Nice to know others are suffering from the valley infreno except for me!!

I think Michal does have a good point that you are quick to dismiss everyone's point because in a way that gives you a shield to stand behind: "oh I've tried that and it doesn't work."

Maybe you should try a session of therapy, it can't hurt. But honestly I think more than advice, you need time off from worrying all the time, and as much as you like to blog, eezie is right that blogs will not lead you to any conclusions but just get you thinking more, which does not sound like something you need to be doing right now.

Eliyahu said...

HH, would you send me your email address?

mother in israel said...

I have a different way of looking at it, which I don't believe has been addressed. Let's leave your wife out of it for a minute and say you were solely in charge of their upbringing. Is it important for you that they live a Jewish life and raise their own children as Jews? Because outside of Israel (and even within) the prevailing secular or Christian culture is so strong that parents who don't actively offer an alternative to the general culture do not have a chance. I have an online friend who happens to be married to a Jew. Her Jewish identity consists of feeling uncomfortable walking into a church and not celebrating Christmas. She can take or leave going to a seder. Her husband is even more assimilated. That's not much to pass on to your children. A lot of her identity she received through osmosis from the Jewish clan she grew up with, but her children are one generation removed from Yiddishkeit. Fortunately she decided to send her children to a Jewish school for now but I don't know if that will be enough. Do you want your chldren to know Jewish history, holidays, Jewish ethical teachings, texts and so on? Or would you be happy if they grew up to be moral and self-sufficient individuals, but not very Jewish? If it's important to you that they continue the Jewish chain, I think you might need to choose to continue to observe Jewish traditions in the home as much as possible, despite your doubts. And not leave it all to your wife. Early childhood experiences are very powerful. If not, well, I guess you will have some tough choices. Good luck.

Anonymous said...

Get rid of Judaism, and I believe the problem is solved.
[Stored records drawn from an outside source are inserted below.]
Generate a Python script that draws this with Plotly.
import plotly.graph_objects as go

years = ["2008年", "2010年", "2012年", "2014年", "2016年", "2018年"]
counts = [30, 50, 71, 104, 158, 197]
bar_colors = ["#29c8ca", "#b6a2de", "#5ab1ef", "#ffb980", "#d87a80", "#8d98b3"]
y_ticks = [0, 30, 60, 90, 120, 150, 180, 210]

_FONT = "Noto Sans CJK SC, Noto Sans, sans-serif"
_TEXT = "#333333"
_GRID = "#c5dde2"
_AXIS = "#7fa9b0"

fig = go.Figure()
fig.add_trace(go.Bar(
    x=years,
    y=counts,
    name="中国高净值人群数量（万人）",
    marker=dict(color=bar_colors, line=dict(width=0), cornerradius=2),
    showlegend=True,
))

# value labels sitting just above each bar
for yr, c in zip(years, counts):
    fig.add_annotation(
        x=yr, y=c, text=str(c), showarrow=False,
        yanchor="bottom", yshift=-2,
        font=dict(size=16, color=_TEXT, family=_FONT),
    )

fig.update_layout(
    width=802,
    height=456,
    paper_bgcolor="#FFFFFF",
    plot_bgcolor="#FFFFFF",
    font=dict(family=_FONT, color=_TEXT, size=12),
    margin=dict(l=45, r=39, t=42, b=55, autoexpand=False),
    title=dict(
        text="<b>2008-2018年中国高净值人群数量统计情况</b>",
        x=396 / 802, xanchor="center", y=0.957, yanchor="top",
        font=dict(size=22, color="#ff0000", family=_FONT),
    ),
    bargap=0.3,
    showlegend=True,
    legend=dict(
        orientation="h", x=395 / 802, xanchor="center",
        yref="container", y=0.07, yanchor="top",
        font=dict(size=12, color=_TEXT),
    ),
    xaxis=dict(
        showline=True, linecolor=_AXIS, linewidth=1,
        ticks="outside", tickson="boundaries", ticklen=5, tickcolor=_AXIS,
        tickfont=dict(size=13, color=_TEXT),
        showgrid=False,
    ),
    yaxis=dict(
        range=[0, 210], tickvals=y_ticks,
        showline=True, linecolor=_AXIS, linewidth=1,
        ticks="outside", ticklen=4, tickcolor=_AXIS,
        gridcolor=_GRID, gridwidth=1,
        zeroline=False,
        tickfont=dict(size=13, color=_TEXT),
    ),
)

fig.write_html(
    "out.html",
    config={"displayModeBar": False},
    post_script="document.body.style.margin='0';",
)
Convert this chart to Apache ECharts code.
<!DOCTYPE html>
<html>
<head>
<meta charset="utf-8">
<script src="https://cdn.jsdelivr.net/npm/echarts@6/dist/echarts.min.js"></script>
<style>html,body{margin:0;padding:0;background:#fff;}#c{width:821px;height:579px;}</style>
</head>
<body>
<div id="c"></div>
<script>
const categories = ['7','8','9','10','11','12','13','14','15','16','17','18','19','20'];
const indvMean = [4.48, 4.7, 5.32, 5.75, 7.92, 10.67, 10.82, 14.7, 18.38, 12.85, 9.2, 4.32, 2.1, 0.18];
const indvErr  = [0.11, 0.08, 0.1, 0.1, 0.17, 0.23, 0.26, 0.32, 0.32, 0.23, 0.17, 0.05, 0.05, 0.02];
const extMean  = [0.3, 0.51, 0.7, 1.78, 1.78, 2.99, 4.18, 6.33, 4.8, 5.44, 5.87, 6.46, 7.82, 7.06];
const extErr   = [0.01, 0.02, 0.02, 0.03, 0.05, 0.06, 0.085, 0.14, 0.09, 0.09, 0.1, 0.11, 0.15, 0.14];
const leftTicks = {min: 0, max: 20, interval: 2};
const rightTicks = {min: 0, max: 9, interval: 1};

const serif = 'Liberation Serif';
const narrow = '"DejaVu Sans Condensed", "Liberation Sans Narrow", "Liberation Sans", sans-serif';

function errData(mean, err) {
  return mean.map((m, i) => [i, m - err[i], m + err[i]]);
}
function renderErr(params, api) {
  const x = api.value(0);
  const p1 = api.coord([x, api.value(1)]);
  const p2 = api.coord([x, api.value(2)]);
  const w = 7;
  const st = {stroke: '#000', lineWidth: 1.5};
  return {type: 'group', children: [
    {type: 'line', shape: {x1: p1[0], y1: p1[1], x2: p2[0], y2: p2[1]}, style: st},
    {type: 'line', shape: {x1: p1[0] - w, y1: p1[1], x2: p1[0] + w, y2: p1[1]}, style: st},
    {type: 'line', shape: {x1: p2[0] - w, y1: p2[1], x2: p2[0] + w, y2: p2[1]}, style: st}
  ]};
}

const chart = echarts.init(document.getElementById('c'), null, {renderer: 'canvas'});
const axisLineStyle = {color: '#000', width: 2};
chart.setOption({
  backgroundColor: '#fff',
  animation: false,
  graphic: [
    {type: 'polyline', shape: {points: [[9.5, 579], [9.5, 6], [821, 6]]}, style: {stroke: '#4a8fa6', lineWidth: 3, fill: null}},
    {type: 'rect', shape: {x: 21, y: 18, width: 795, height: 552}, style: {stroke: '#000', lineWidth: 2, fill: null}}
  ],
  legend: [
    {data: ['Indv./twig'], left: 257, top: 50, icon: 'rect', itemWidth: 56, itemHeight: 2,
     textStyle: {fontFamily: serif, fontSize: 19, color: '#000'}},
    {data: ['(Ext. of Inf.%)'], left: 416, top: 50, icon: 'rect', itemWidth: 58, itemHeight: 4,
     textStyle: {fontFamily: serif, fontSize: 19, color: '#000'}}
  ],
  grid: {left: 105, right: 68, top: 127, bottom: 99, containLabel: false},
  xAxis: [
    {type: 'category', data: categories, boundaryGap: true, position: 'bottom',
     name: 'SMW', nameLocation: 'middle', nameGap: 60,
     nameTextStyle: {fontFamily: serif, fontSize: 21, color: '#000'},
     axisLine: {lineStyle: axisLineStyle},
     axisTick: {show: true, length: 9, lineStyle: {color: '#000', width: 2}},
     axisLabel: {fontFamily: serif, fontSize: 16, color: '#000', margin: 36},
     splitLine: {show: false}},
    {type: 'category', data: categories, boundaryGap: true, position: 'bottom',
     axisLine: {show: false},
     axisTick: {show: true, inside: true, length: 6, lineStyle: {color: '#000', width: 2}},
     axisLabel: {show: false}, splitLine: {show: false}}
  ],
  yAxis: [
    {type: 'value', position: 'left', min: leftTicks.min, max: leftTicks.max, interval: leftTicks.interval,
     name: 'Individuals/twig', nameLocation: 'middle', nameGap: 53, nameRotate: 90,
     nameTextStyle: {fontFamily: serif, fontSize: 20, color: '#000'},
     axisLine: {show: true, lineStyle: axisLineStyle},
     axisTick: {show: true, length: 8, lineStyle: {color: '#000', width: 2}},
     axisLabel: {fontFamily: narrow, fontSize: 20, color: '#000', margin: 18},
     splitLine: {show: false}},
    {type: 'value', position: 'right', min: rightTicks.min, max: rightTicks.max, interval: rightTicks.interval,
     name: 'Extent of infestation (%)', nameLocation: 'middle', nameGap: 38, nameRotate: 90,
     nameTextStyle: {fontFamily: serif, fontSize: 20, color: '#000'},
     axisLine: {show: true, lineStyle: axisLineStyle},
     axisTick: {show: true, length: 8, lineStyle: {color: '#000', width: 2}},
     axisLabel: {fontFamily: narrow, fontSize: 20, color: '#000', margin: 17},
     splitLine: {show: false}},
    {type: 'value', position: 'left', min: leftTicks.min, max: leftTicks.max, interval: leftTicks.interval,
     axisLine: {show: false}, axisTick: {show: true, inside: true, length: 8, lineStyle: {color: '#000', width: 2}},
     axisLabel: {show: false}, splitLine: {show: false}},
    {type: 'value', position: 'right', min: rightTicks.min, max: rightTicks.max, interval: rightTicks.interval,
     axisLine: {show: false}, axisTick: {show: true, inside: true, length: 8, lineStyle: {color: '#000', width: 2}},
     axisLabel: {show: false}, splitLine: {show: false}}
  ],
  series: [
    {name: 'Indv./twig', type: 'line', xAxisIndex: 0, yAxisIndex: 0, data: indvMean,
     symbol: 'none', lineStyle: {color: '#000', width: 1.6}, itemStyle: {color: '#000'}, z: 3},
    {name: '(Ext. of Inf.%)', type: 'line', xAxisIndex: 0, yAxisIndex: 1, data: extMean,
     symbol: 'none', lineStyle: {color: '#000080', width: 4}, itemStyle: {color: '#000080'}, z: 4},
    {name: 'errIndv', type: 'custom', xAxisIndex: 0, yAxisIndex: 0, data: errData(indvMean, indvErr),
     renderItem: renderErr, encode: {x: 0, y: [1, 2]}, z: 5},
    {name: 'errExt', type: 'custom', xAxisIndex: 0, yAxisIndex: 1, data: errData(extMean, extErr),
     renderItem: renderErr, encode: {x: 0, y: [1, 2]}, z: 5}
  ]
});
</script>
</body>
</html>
Holy Hyrax- A week on, I've just re-read the entire thread. And it seems that you don't appear to be looking for answers at all: You are quick to dismiss anyone's valid points. I suspect that you have already written your own narrative for the future and you are hiding behind it.
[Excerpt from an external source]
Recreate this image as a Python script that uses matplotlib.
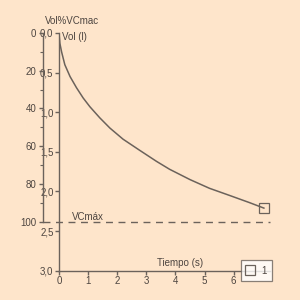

The more I read your responses, the more your predicament and state of mind is becoming clear to me. I do not believe you when you say that your attitude to Judaism is the only problem in your life, whatever "evidence" you have from talking to random psychologists. Well here's some advice from another random therapist: You need help, and fast, to sort out your very serious issues. If not for you, then for the sake of your family. I would avoid a "Rabbi who specialises in Kiruv"-as that is clearly the last thing you need. Instead, get a decent therapist who can help you work things out, and stop hiding behind this problem and confront your true fears. Drugs don't have to enter the equation, but nothing is going to happen for you unless you start being honest with yourself.

All the best.

Anonymous said...

Hi there. Doubt and struggling with same, and asking the questions you are, are part of the human condition. It's the people who don't have any doubts that really scare me. That being said, I would also look into ways of dealing/alleviating the depression. It's something I've struggled with too, and it can cloud everything. Hang in there!